Tant de chemin parcouru depuis que Dubbs a appris à faire du vin au Cap avec son père, qui mettait en bouteille du vin doux de « kiddush » fait avec un kilo de raisins et un kilo de sucre. Il est venu en Israël, à la recherche d’un kibboutz qui cultivait des raisins, et s’est retrouvé à Tzuba, « presque par hasard ».
À l’époque, le kibboutz avait surtout des vergers de pommes et de poires, mais il étudiait les vignobles et l’industrie viticole naissante. Tzuba cultive toujours des pommes et des poires, mais ces deux fruits nécessitent beaucoup plus d’eau que le raisin, et il semble évident que la vigne est leur futur fruit de prédilection.
« Nous sommes l’État du silicium, et il en va de même avec l’industrie du vin », a déclaré Dubbs. « Nous avons réalisé en 20 ans ce qui a demandé plusieurs générations aux Français.
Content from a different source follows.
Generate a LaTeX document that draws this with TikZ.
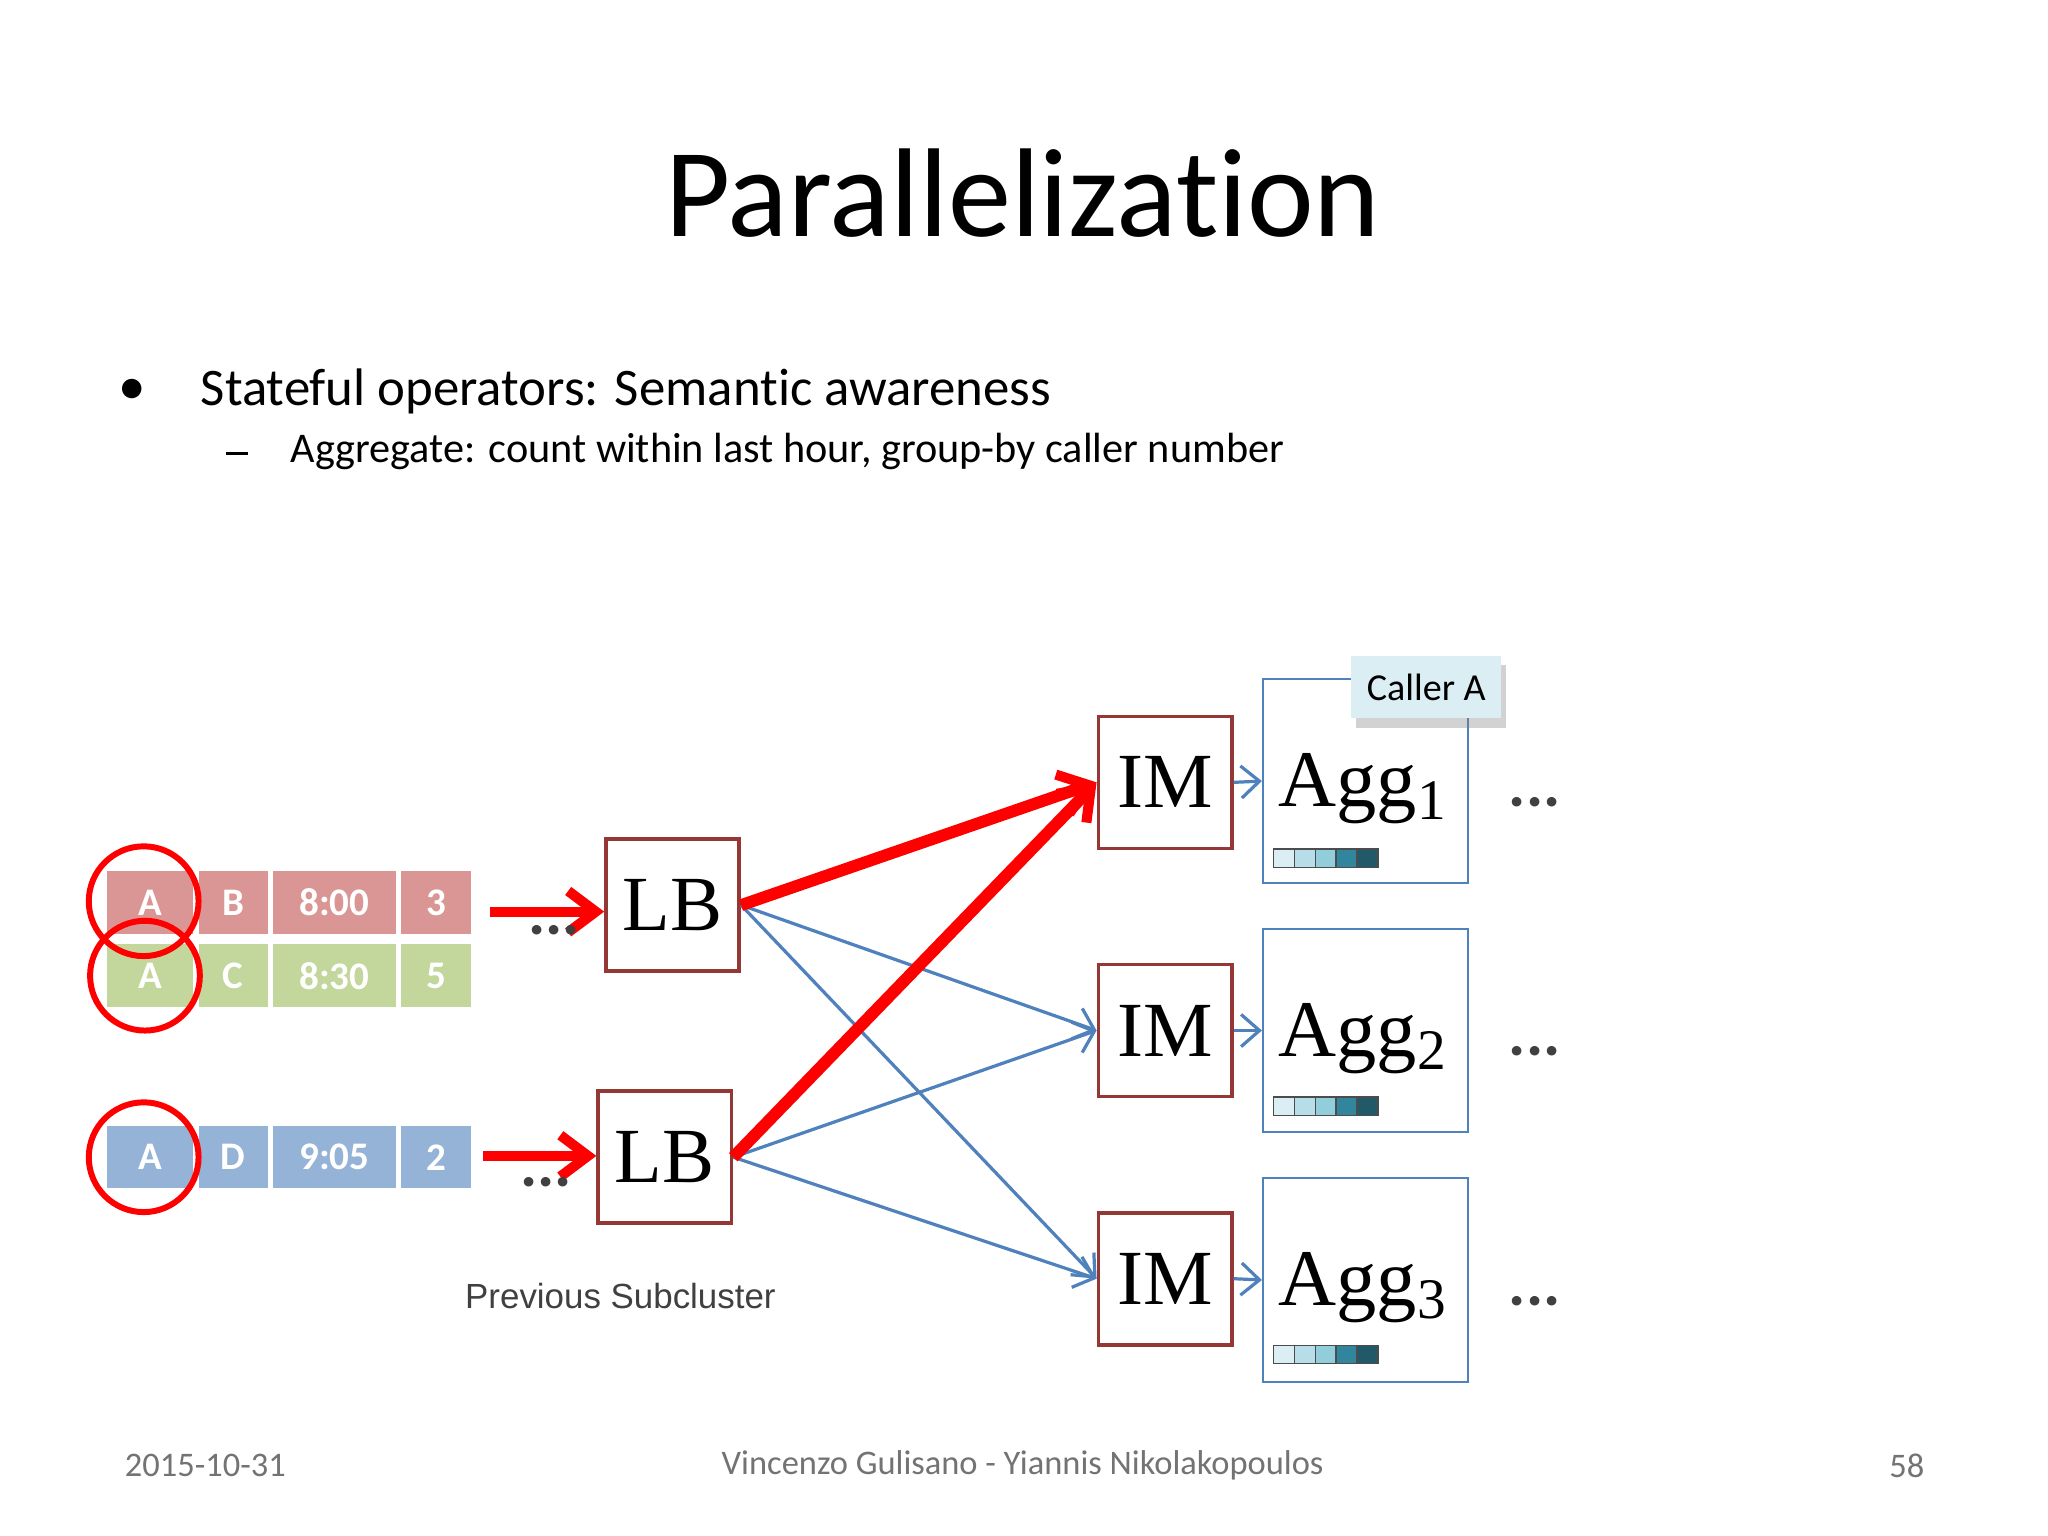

Nous avons beaucoup de vignerons talentueux et notre agriculture est en avance sur tous les autres. »

L’établissement vinicole de Tzuba est la propriété du kibboutz, mais les membres du kibboutz n’interviennent pas dans l’entreprise, laissant toutes les décisions de l’établissement au conseil d’administration, qui comprend quatre personnes qui ne font pas partie du kibboutz.
L’établissement vinicole du kibboutz exporte actuellement 30 % de son vin, en vend 20 % en salle de dégustation et 40 % sur le marché local.
En réalité, a déclaré Dubbs, l’établissement vinicole a été approché par « six ou sept millionnaires qui souhaitent simplement être impliqué dans un établissement vinicole israélien ». Bien qu’ils seraient intéressés par un partenaire indépendant en vue de faire un investissement stratégique, ils n’ont pas encore trouvé la bonne personne.
L’appellation d’origine contrôlée, cependant, pourrait tout changer, s’est-il dit.
« Les gens verront l’étiquette de l’appellation chez le caviste et y penseront », dit-il. « Ils voudront acheter du Judean Hills ».